# Fall MADS meeting



## mantisdragon91

Thinking about doing another meet at my place on 10/20. Wanted to see how many people would be interested in attending.


----------



## oddlot

As usual I'll try and make it,but I think Kim has a dog show that weekend so I may be flying solo.


----------



## pa.walt

not sure but I think jeremy huff was going to try have a meet in oct. could be wrong.
I would probably stop by.


----------



## Adven2er

Roman, Good to see you today. I'll try to make it.


----------



## marylanddartfrog

I May have a few things to bring.


----------



## JeremyHuff

I won't have one this year. Not until my building is built.


----------



## scoy

I would like to come, I would be bringing cork. If anyone needs anything inparticular let me know.


----------



## B-NICE

If I get a ride I will like to come...


----------



## oddlot

I confirmed with Kim and she has a dog show that weekend.Any other weekend and she would come,but for this date I'll be solo unless it's a different weekend.


----------



## radiata

10/20 works for me, but the next Hamburg Show is the day before, and that might burn out some vendors who would normally show up for a MADS meet.


----------



## mydumname

The majority of the meets are the day after Hamburg. Hasn't had any negative impact on attendance.

I'll be there as of now.


----------



## Keister

I would like to attend since my accident with my ankle prevented me from attending the last one. What is your location?


----------



## Julio

I am interested, but won't know til we closer if I can attend


----------



## mantisdragon91

Keister said:


> I would like to attend since my accident with my ankle prevented me from attending the last one. What is your location?
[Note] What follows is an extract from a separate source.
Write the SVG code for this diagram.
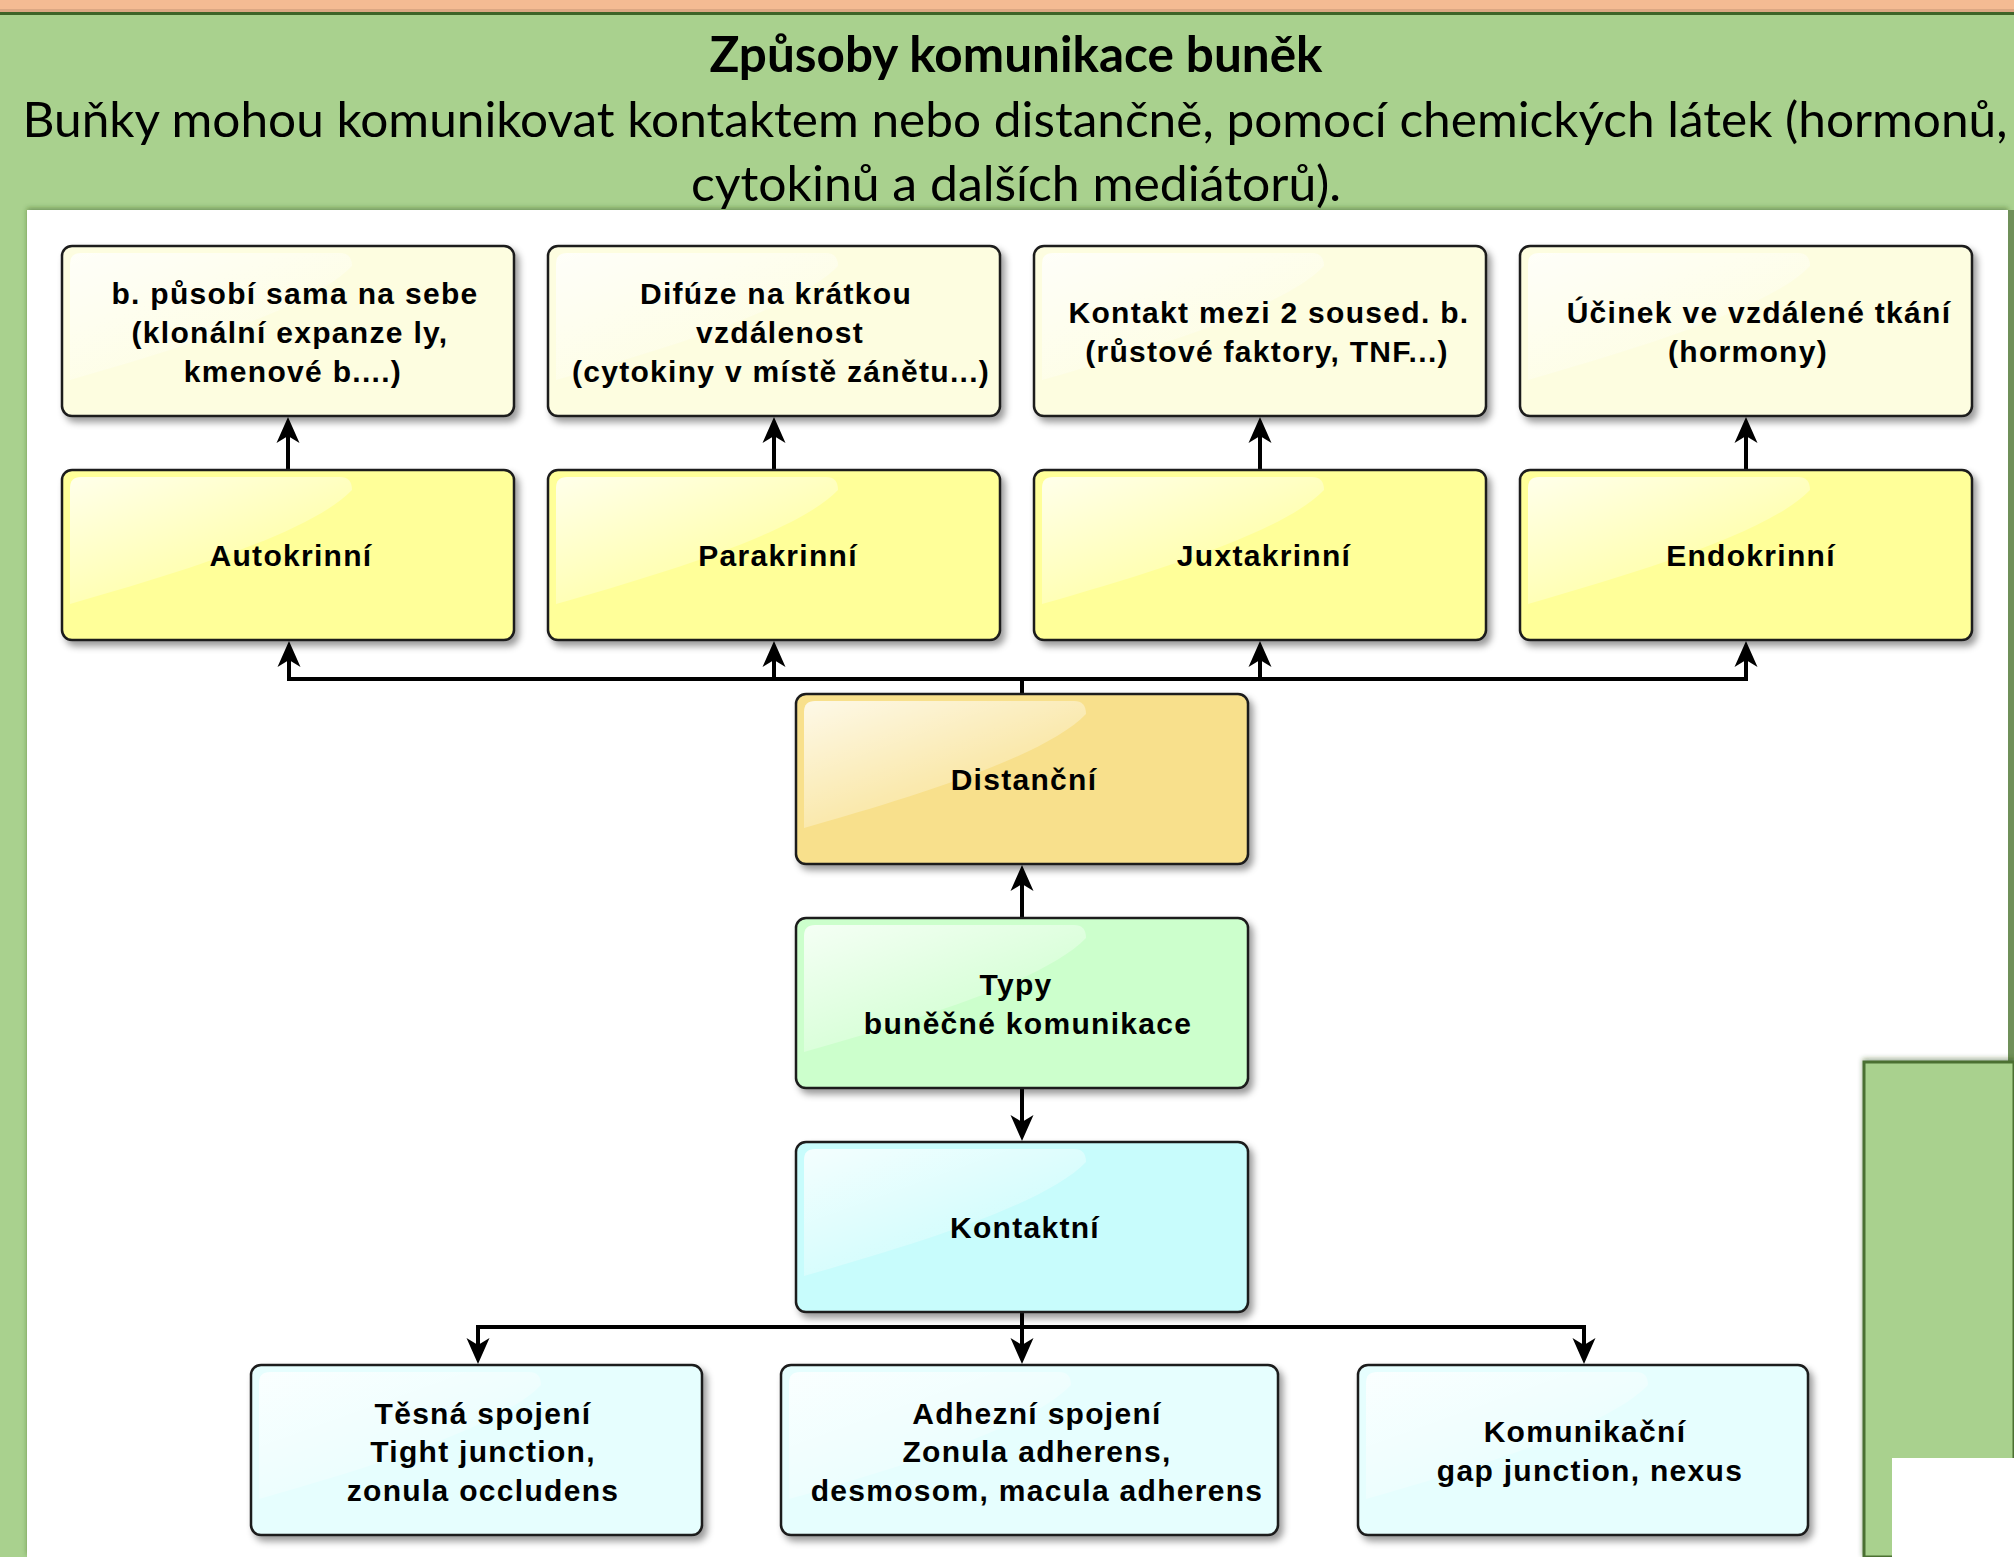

I'm in NE Philly, about 10 minutes from Route 1.


----------



## ggazonas

I think I should be able to make the long trip over.


----------



## cbreon

I would like to, I will know closer to that weekend. I'd imagine Phil would come with me too. Thanks Roman


----------



## jacobi

If I can make it, I will have space for 2-3 people in my car, but I won't know with any certainty until closer to the event.


----------



## Dartfrogfreak

Ill know closer to that week whether I can make it or not


----------



## mantisdragon91

Quick programming note, because of personal scheduling conflicts the meeting has been pushed back to Sunday October 27th from 12-4


----------



## Julio

should still be able to make it.


----------



## radiata

Julio said:


> should still be able to make it.


I can do the 27th too!


----------



## carola1155

I should be good to go for the 27th as well.

I have some young benedictas that should be ready by then if anyone is interested.


----------



## SMenigoz

As long as my schedule stays the same, count me in as well!
Scott


----------



## ggazonas

SMenigoz said:


> As long as my schedule stays the same, count me in as well!
> Scott


Same here....Scott if you still have a female azurieventris I'd be interested.


----------



## JeremyHuff

ggazonas said:


> Same here....Scott if you still have a female azurieventris I'd be interested.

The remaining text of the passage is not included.